Lifestyle-products - the costs of educating a market ~ Sounds + Food 'n' Retail

skitched-20080131-120116.jpgI'm spending a lot of time with a friend this week, who runs a start-up in a developing (2nd world) country in the lifestyle-food sector. I won't mention his name, his company or focus, or his country, nor anything confidential, because I don't want the information to be used against him. Instead, I'll talk about some general principles, that I've identified.

The irrelevance of business-literature
We both studied at Rotterdam school of management (sometimes known as Erasmus), and spent some time there last night. Funnily, I came across an article in a university-published journal identifying 6 traits of leadership to ask for in the "new" workforce. Keywords included: ethics, diversity, global outlook, tech savvy, adaptive capacity, and the X-factor (charisma?). I asked him, as a joke, which he thought applied to him. Global and adaptive, he responded. The rest meant virtually nothing to him. As a start-up, I guess, you have to do what you have to do, to stay alive.

The advantages of 2nd world start-ups
I distinguish between 1st world (e.g. the Netherlands), 2nd world (e.g.

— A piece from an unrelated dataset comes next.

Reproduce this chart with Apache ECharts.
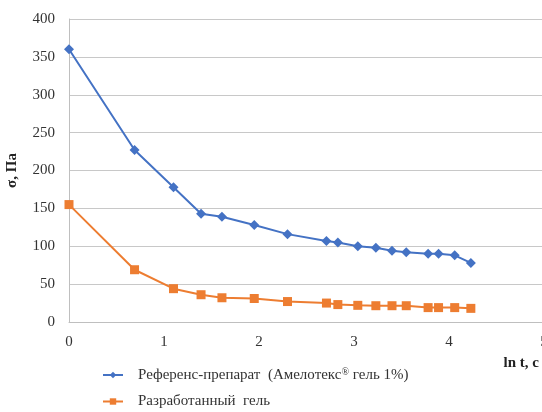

Brazil), and 3rd world (e.g. a large part of Africa), when I look at countries. 1st world countries are mature in their development, 2n world countries are not yet mature, but their economies are growing pretty fast, and 3rd world… well, I'm pretty depressed about that, though sometimes there's surprising pockets of entrepreneurship and innovation.

The advantage of a fast growing economy is that people are still figuring stuff out, meaning there are a lot of inefficiencies and gaps in the market. Another advantage, in his country's case, is the interests of governments in boosting those economies. If your innovative, the grants you receive may be both easier to get and larger in size than anything available in 1st world countries.

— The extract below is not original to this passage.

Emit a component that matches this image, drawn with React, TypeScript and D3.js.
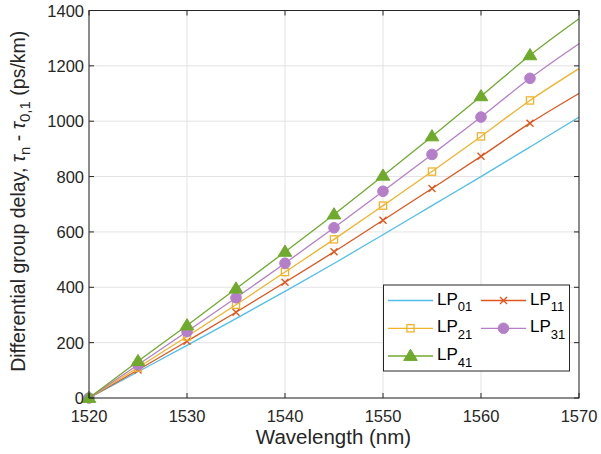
import React from "react";
import * as d3 from "d3";

const wavelengths = [1520, 1525, 1530, 1535, 1540, 1545, 1550, 1555, 1560, 1565, 1570];
const lp01 = [0, 95, 190, 287, 385, 486, 590, 695, 800, 907, 1015];
const lp11 = [0, 101, 205, 310, 418, 528, 642, 757, 873, 993, 1100];
const lp21 = [0, 110, 222, 337, 455, 573, 695, 818, 945, 1075, 1190];
const lp31 = [0, 120, 240, 362, 487, 615, 747, 880, 1015, 1155, 1280];
const lp41 = [0, 133, 262, 395, 528, 663, 803, 945, 1090, 1238, 1370];
const xTicks = [1520, 1530, 1540, 1550, 1560, 1570];
const yTicks = [0, 200, 400, 600, 800, 1000, 1200, 1400];

const series = [
  { name: "01", values: lp01, color: "#4DBEEE", marker: "none" },
  { name: "11", values: lp11, color: "#E0561D", marker: "x" },
  { name: "21", values: lp21, color: "#F2B22A", marker: "square" },
  { name: "31", values: lp31, color: "#B47FC8", marker: "circle" },
  { name: "41", values: lp41, color: "#6FAA2C", marker: "triangle" },
];

const W = 601, H = 454;
const L = 89, R = 579, T = 10.5, B = 398;
const font = "'Liberation Sans', Arial, Helvetica, sans-serif";

function Marker({ type, x, y, color }: { type: string; x: number; y: number; color: string }) {
  if (type === "x") {
    const s = 3.5;
    return (
      <path d={`M${x - s},${y - s}L${x + s},${y + s}M${x - s},${y + s}L${x + s},${y - s}`} stroke={color} strokeWidth={1.4} fill="none" />
    );
  }
  if (type === "square") {
    const s = 3.6;
    return <rect x={x - s} y={y - s} width={2 * s} height={2 * s} fill="none" stroke={color} strokeWidth={1.3} />;
  }
  if (type === "circle") {
    return <circle cx={x} cy={y} r={5.3} fill={color} stroke={color} />;
  }
  if (type === "triangle") {
    const s = 6.8;
    return <path d={`M${x},${y - s}L${x + s},${y + s * 0.65}L${x - s},${y + s * 0.65}Z`} fill={color} stroke={color} />;
  }
  return null;
}

export default function App() {
  const x = d3.scaleLinear().domain([1520, 1570]).range([L, R]);
  const y = d3.scaleLinear().domain([0, 1400]).range([B, T]);
  const line = d3
    .line<number>()
    .x((_, i) => x(wavelengths[i]))
    .y((d) => y(d))
    .curve(d3.curveMonotoneX);

  const legendItems = [
    { s: series[0], lx: 388, ly: 300.5 },
    { s: series[1], lx: 481, ly: 300.5 },
    { s: series[2], lx: 388, ly: 328.3 },
    { s: series[3], lx: 481, ly: 328.3 },
    { s: series[4], lx: 388, ly: 356 },
  ];

  return (
    <svg width={W} height={H} style={{ position: "absolute", left: 0, top: 0, background: "#fff" }} fontFamily={font}>
      <rect x={0} y={0} width={W} height={H} fill="#fff" />
      {xTicks.map((t) => (
        <line key={"gx" + t} x1={x(t)} x2={x(t)} y1={T} y2={B} stroke="#e3e3e3" strokeWidth={1} />
      ))}
      {yTicks.map((t) => (
        <line key={"gy" + t} x1={L} x2={R} y1={y(t)} y2={y(t)} stroke="#e3e3e3" strokeWidth={1} />
      ))}
      {series.map((s) => (
        <g key={s.name}>
          <path d={line(s.values) || ""} fill="none" stroke={s.color} strokeWidth={1.3} />
          {s.values.slice(0, 10).map((v, i) => (
            <Marker key={i} type={s.marker} x={x(wavelengths[i])} y={y(v)} color={s.color} />
          ))}
        </g>
      ))}
      <rect x={L} y={T} width={R - L} height={B - T} fill="none" stroke="#262626" strokeWidth={1} />
      {xTicks.map((t) => (
        <g key={"tx" + t}>
          <line x1={x(t)} x2={x(t)} y1={B} y2={B - 5} stroke="#262626" />
          <line x1={x(t)} x2={x(t)} y1={T} y2={T + 5} stroke="#262626" />
          <text x={x(t)} y={421.5} textAnchor="middle" fontSize={16.5} fill="#262626">
            {t}
          </text>
        </g>
      ))}
      {yTicks.map((t) => (
        <g key={"ty" + t}>
          <line x1={L} x2={L + 5} y1={y(t)} y2={y(t)} stroke="#262626" />
          <line x1={R} x2={R - 5} y1={y(t)} y2={y(t)} stroke="#262626" />
          <text x={84} y={y(t) + 6} textAnchor="end" fontSize={16.5} fill="#262626">
            {t}
          </text>
        </g>
      ))}
      <text x={(L + R) / 2 - 0.5} y={443.5} textAnchor="middle" fontSize={20.5} fill="#262626">
        Wavelength (nm)
      </text>
      <text transform={`translate(25,${(T + B) / 2 - 3}) rotate(-90)`} textAnchor="middle" fontSize={19.5} fill="#262626">
        Differential group delay,{" "}
        <tspan fontStyle="italic">τ</tspan>
        <tspan dy={5} fontSize={15}>n</tspan>
        <tspan dy={-5}> - </tspan>
        <tspan fontStyle="italic">τ</tspan>
        <tspan dy={5} fontSize={15}>0,1</tspan>
        <tspan dy={-5}> (ps/km)</tspan>
      </text>
      <rect x={383.5} y={285} width={186} height={86} fill="#fff" stroke="#262626" strokeWidth={1} />
      {legendItems.map(({ s, lx, ly }) => (
        <g key={"lg" + s.name}>
          <line x1={lx} x2={lx + 45} y1={ly} y2={ly} stroke={s.color} strokeWidth={1.3} />
          <Marker type={s.marker} x={lx + 22.5} y={ly} color={s.color} />
          <text x={lx + 49} y={ly + 4} fontSize={17} fill="#000">
            LP<tspan dy={6.5} fontSize={13}>{s.name}</tspan>
          </text>
        </g>
      ))}
    </svg>
  );
}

For start-ups, another advantage is that you can look at what works in a 1st world country and use that for your own business. This principle is not exclusive to start-ups, it's also relevant to the innovation race between Europe and the US, for instance.

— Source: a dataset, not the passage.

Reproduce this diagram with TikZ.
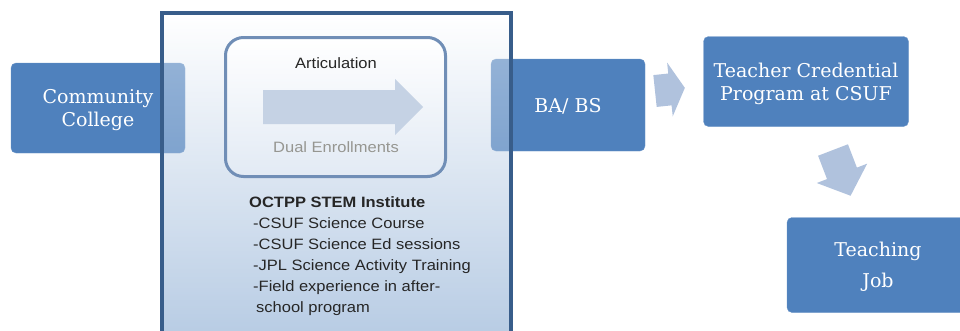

The costs of educating a market
My friend operates a lifestyle-food start-up, as I said. One gap in 2nd world markets is usually that that segment is underdeveloped. But, if the economy is booming, wealth is increasing, and that certainly has a positive effect on the luxury-market.

However, when you introduce a new product to a market, you'll have to build the market up first. There are various approaches to marketing, I'll just go into the one that my friend used.

Essentially, you want to get your products into a supermarket, and you want people to buy the food. Sometimes one, sometimes both will take some convincing. In the beginning. he spent a lot of time in supermarkets, getting people to taste his food. After that went well, he could use that success to convince other supermarkets to become customers also.

Two advantages of supermarkets: they usually have pre-written contracts for suppliers so you don't have to draft them yourself. And they sometimes operate in chains, which makes it easier to get larger customers.

There's two further things to do with food, to make customer-adoption a little easier. One is to sell it in an easily digestible fashion, e.g. a snack. Two is to not do so, and instead provide customers with instructions to prepare the food. You could do this on the packaging, a website, and even more drastically (can't mention what). My friend is pretty active in this area.

Another problem with 2nd world countries is that, while your food may be part of a lifestyle in the 1st world, it's close to impossible to lead that lifestyle over there, because all the components are not there yet. So, in fact, you don't use that lifestyle as a marketing-term. Instead, focus on health-advantages, as that is often the underlying driver for such demand.

Still, even after more than a year, my friend spends about half of his monthly expenditure on marketing—which goes through a marketing-agency that designs the brand, the colours, etc.

Global outlook?
As a start-up, you have to work within certain boundaries: limited money, staff, production-facilities, time, etc.

The clients for a food-company may very well be supermarkets, which, as I mentioned, have the ability to buy a lot. My friend is expanding into other countries, but he's carefully picking the ones that don't exceed his capabilities.

He prefers a fragmented market, where he can concentrate on a one or two chains at a time, not a market where there's national chains that could bleed him dry.

Related to this, fragmented markets are usually underdeveloped also, so in fact he is exporting to countries similar to his own. That, at least, is as theoretically expected.

Theory, schmeory.
While there are certainly concepts that can be found in a number of different fields, ranging from entrepreneurship & strategy, innovation, supply-chain management, and marketing, it remains a matter of being practical, and specific to the business.

Entrepreneurship is a 60-80 hour / week job, usually. You don't have time to check out business-journals, etc. to do your job.

P.S. his business-plan was 2 pages long.

And those… are the facts of life. More, if I can think of it. The picture is completely unrelated to his product.